* START *

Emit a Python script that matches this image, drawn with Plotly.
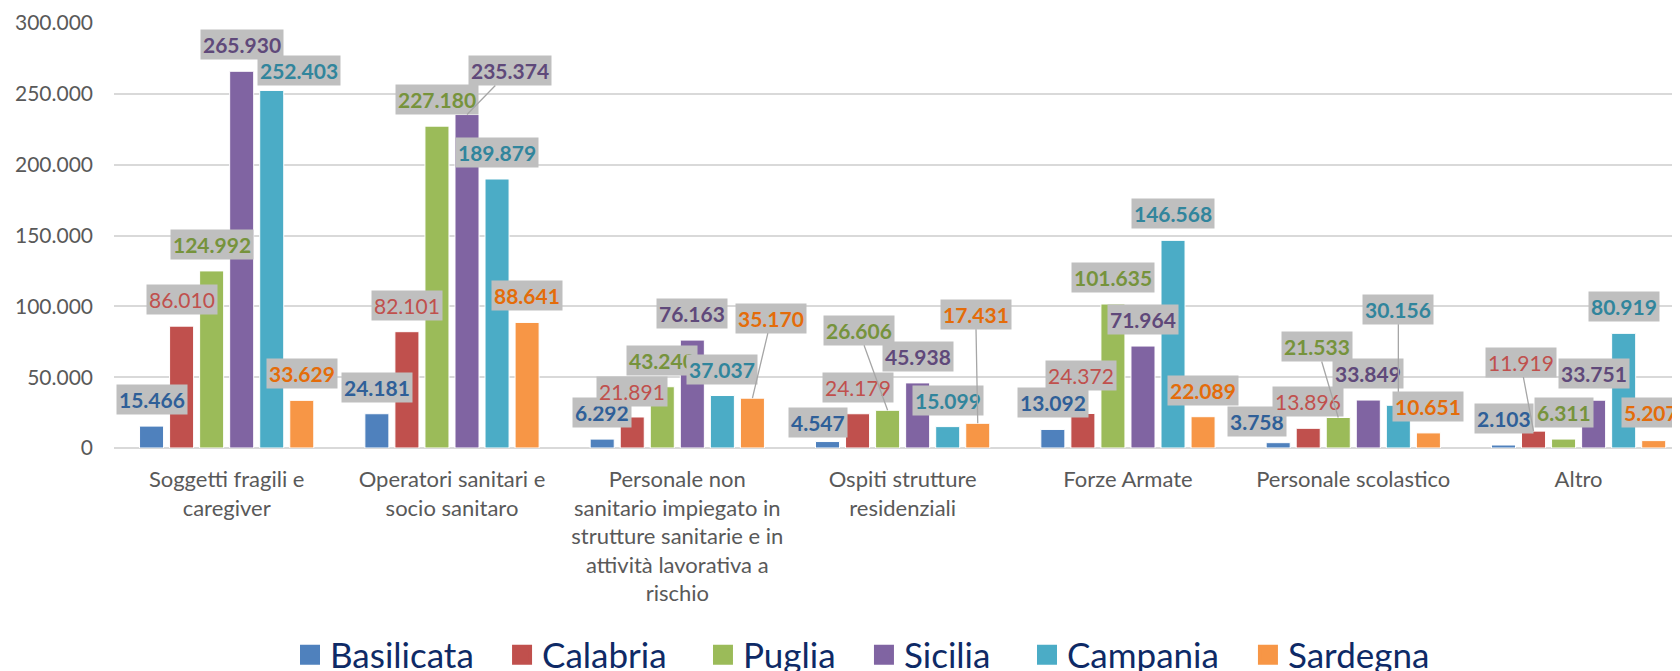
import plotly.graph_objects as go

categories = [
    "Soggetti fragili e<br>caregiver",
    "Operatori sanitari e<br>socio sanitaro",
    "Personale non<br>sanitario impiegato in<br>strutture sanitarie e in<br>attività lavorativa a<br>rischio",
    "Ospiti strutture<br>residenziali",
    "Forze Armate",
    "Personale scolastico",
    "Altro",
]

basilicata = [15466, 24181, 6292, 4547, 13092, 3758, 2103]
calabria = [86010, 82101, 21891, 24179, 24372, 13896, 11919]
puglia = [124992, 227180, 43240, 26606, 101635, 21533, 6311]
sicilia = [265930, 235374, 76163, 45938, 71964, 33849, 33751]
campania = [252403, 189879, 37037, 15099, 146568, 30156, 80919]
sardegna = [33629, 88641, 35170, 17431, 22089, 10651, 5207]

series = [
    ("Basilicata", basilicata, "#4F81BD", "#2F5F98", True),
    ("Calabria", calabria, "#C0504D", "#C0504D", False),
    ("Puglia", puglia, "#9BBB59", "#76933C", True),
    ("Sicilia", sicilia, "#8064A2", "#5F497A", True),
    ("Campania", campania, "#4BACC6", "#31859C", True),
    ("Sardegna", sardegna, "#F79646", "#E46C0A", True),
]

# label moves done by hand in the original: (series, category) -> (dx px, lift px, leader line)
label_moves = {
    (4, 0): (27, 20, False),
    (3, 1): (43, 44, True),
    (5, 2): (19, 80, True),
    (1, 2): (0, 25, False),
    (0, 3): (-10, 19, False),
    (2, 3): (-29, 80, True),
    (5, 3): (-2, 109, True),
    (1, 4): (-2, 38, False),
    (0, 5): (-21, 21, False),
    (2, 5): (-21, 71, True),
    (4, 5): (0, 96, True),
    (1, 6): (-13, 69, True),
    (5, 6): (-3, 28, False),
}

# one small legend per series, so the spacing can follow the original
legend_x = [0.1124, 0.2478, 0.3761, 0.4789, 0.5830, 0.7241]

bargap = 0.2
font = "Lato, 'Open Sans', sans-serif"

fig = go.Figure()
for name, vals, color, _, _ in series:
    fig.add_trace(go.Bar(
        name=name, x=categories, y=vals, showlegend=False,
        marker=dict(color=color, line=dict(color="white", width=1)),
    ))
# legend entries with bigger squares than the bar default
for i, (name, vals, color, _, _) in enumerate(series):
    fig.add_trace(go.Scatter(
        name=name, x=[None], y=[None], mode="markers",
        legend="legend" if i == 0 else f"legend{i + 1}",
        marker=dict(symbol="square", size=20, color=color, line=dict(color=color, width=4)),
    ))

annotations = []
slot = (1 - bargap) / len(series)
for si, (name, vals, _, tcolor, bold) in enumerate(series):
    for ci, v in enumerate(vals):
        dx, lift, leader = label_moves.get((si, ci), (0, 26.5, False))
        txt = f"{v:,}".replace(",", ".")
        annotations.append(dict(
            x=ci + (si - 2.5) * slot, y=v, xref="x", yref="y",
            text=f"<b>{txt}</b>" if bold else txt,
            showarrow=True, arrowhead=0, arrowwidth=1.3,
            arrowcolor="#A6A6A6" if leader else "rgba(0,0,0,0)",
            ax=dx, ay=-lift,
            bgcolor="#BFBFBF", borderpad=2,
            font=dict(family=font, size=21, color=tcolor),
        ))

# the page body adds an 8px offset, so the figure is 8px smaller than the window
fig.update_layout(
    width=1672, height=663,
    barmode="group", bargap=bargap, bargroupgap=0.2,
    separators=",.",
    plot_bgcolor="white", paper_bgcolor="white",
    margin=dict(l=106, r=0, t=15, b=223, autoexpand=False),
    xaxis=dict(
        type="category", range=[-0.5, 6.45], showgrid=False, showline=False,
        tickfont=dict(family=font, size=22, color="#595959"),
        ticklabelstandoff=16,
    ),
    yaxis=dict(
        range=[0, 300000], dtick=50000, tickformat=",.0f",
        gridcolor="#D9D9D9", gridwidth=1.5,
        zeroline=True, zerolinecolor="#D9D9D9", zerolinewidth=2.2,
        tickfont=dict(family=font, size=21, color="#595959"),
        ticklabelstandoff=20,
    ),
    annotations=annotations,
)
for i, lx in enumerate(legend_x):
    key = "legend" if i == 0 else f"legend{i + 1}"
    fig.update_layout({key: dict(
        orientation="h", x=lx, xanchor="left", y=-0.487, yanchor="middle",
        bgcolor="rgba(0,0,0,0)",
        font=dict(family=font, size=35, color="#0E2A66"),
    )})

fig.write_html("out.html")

* END *
* START *

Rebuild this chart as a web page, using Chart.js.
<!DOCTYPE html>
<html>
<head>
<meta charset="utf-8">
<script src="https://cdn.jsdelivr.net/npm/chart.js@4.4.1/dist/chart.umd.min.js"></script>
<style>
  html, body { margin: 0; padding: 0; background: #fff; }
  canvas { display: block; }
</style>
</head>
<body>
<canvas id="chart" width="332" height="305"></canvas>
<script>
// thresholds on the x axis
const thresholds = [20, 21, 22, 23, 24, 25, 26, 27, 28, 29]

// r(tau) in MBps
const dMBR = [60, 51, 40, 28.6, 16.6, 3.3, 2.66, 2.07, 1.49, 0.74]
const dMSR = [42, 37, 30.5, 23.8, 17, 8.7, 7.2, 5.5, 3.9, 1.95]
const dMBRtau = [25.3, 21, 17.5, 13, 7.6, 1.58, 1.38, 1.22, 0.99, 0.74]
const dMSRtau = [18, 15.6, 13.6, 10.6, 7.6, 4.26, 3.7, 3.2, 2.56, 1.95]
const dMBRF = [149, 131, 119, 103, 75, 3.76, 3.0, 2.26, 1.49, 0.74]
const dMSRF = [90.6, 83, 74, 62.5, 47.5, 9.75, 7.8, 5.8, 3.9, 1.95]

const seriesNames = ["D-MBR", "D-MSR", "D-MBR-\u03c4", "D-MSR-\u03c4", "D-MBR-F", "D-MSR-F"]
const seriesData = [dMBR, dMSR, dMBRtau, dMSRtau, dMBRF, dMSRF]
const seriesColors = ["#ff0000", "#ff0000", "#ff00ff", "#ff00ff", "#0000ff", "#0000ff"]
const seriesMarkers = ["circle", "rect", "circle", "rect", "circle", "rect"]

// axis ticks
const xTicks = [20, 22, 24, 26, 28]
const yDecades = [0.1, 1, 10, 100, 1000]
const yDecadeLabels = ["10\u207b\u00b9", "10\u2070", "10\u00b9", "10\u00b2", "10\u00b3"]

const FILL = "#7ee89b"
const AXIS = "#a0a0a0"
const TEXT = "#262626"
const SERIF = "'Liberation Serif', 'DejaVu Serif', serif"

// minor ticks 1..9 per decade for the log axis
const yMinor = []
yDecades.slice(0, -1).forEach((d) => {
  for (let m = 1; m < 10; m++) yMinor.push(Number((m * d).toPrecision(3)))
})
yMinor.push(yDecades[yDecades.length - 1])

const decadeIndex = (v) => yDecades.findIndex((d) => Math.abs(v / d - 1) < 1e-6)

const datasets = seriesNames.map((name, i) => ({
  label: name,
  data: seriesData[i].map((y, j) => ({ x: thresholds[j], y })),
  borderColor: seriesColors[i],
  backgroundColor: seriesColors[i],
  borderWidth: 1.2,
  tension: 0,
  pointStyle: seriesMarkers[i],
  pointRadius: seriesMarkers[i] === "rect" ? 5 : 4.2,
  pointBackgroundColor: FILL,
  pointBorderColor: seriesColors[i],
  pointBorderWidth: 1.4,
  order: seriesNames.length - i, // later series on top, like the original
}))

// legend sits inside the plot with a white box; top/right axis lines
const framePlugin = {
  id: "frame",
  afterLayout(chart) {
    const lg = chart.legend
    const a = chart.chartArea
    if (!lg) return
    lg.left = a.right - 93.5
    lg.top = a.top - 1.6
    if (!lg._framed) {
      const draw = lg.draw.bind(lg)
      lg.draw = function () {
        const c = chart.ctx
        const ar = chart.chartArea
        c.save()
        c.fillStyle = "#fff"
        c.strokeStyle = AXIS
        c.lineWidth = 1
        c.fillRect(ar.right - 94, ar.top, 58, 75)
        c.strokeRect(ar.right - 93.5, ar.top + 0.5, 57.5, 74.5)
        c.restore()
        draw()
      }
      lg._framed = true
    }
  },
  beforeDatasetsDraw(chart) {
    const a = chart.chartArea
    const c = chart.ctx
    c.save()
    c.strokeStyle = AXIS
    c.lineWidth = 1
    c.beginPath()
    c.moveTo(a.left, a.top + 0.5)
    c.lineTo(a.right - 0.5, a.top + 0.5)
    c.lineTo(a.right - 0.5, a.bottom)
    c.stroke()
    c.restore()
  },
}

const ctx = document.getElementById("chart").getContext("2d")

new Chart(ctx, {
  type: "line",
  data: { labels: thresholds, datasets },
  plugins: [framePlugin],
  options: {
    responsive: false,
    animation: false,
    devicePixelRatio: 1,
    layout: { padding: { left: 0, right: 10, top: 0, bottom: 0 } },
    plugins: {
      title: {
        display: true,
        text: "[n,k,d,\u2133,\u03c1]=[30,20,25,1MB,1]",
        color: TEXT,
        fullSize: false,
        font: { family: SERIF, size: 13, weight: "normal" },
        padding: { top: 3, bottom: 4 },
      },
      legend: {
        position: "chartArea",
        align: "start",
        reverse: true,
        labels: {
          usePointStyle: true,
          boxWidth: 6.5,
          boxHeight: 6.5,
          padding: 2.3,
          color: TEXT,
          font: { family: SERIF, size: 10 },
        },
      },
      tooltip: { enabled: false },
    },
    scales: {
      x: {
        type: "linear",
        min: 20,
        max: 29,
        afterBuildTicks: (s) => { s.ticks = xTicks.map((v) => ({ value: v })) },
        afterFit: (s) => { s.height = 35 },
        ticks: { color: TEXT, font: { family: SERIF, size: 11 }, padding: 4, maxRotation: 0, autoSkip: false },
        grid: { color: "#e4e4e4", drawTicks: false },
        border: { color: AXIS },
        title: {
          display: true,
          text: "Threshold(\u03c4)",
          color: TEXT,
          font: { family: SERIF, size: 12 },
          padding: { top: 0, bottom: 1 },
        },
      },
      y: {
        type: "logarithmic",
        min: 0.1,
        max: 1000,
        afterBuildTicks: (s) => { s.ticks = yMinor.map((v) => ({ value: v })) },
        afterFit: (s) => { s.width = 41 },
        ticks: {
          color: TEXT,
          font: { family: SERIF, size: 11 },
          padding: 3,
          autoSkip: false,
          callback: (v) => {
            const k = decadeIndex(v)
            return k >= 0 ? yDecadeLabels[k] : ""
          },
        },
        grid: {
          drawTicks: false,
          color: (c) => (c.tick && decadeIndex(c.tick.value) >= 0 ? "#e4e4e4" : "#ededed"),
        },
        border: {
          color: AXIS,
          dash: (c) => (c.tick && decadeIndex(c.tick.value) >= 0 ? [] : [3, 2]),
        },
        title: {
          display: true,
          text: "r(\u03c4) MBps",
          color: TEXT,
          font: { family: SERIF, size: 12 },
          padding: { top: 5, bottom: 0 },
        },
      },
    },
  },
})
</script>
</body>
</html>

* END *
* START *

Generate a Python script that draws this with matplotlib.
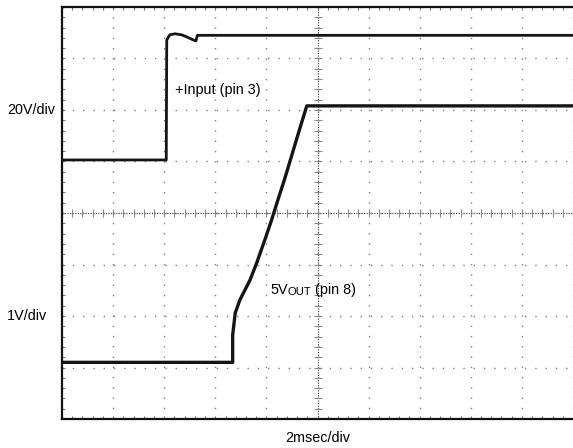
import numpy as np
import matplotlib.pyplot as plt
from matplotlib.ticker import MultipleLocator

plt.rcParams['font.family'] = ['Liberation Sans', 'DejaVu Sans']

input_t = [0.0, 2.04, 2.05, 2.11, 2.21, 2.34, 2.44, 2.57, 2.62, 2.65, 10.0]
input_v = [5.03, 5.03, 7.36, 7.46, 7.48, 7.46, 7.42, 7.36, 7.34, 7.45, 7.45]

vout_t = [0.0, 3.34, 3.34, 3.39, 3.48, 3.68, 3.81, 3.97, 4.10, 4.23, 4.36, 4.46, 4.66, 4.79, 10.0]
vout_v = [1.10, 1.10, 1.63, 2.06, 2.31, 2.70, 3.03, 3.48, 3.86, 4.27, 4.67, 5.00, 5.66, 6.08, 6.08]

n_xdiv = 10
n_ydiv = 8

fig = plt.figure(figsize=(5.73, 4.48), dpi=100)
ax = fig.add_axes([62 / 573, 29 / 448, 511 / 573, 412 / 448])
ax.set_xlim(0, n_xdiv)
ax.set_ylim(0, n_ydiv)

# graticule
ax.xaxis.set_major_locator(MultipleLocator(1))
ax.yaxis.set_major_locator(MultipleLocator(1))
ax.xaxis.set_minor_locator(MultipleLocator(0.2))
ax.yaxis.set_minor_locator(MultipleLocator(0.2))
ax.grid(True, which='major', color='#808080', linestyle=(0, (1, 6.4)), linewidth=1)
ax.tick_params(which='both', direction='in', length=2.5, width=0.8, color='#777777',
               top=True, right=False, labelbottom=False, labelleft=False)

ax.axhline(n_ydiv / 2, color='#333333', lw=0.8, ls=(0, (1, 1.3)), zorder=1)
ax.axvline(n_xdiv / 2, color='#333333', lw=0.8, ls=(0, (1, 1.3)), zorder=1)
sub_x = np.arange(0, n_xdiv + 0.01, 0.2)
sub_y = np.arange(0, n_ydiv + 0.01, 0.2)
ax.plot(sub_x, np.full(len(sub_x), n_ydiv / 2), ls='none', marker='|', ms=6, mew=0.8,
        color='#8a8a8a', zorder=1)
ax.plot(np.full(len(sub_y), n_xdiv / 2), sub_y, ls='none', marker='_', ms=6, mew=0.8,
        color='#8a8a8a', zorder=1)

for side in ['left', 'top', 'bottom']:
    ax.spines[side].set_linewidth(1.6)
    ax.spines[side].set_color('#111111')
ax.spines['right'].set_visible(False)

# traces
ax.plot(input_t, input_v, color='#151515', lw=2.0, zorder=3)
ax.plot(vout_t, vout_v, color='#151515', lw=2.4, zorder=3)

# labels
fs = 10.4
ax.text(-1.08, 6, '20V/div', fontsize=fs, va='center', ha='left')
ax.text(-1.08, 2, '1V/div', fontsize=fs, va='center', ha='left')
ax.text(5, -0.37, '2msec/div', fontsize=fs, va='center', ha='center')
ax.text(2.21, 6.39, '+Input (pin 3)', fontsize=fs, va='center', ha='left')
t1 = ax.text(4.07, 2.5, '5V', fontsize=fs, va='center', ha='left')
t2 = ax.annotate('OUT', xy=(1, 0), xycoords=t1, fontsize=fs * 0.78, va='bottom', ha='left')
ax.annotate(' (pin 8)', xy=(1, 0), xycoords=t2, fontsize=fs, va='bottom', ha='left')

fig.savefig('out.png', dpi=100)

* END *

Find every line in the records that contains the word "script"; copy those lines.

→ WRITTEN RESPONSE
Emit a Python script that matches this image, drawn with Plotly.
<script src="https://cdn.jsdelivr.net/npm/chart.js@4.4.1/dist/chart.umd.min.js"></script>
<script>
</script>
Generate a Python script that draws this with matplotlib.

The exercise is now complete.